Ultimately, the judges gave the nod to Henderson on both occasions, adding Edgar to the list of defeated champions unable to promptly avenge their title loss.
The next champion hoping to seek immediate redemption was Anderson Silva in perhaps the most memorable two-fight series in UFC history.
In July 2013, Silva, whilst taunting Chris Weidman, suffered a second-round KO that brought an unceremonious end to his six-and-a-half-year title reign and his all-time record of 16 consecutive UFC victories.
Many fans undermined the credibility of Weidman’s win, attributing the result more to Silva’s mistakes than anything Weidman had done. Silva was given a rematch that December and entered the fight as a slight favorite with the bookmakers.
Their second bout was even more shocking. Weidman checked a low kick thrown by Silva in the second round, breaking Silva’s left fibula and tibia and ending the fight via TKO due to a broken leg. Silva leaving the Octagon screaming in pain on a stretcher provided some of the most difficult-to-watch footage in promotional history.
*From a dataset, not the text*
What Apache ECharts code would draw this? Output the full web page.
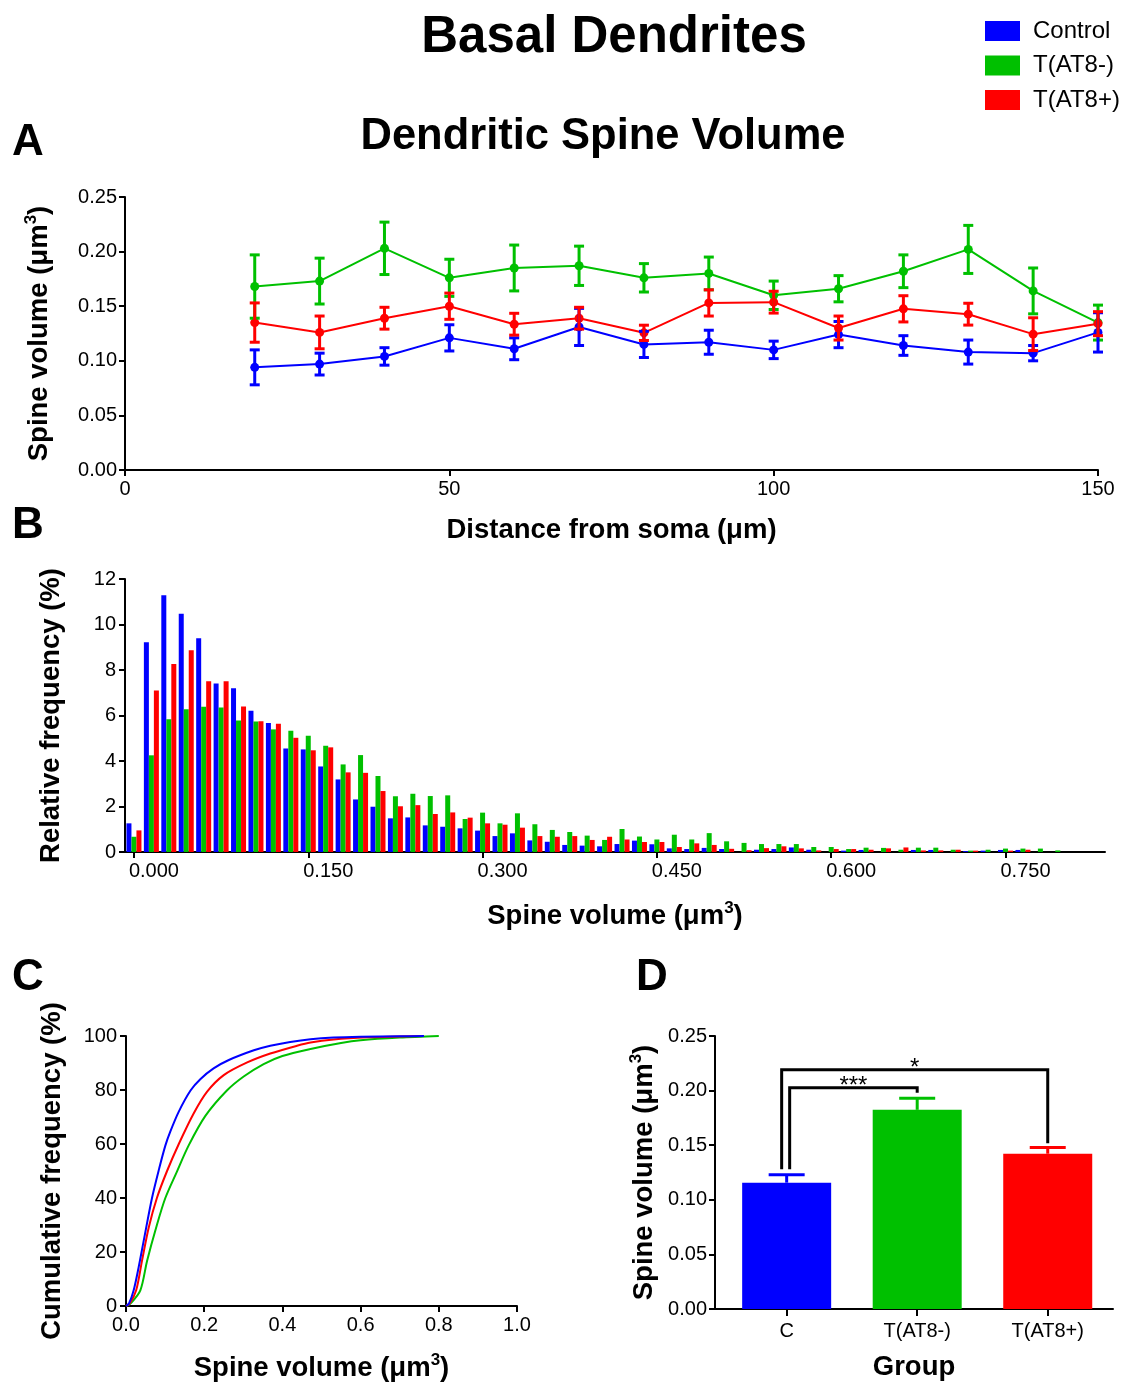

The last defeated UFC champion to receive the immediate rematch treatment was José Aldo. Just 10 months ago, Aldo lost his UFC featherweight title via third-round TKO in a unification bout with then-interim champion Max Holloway. The result was emphatic and there were originally no plans in place for an immediate rematch.
That was until an injury to Holloway’s next scheduled opponent, Frankie Edgar, saw Aldo brought in as a replacement to face Holloway again. The result was identical, with Holloway again defeating Aldo via third-round TKO in December.
Now 1-5 in immediate rematches, perhaps it is not in the best interest of a UFC champion to try to rush back to their belt after a loss.
It has now been 13 years, 7 months and 7 days since a defeated UFC champion found success in an immediate rematch. In 10 days, Jędrzejczyk tries to end that spell.
Will she replicate Randy Couture’s accomplishment from August 2004, or will she join Andrei Arlovski, B.J. Penn, Frankie Edgar, Anderson Silva and José Aldo as those who have tried and came up short?
UFC 223 takes place on April 7, 2018, at the Barclays Center in Brooklyn, New York.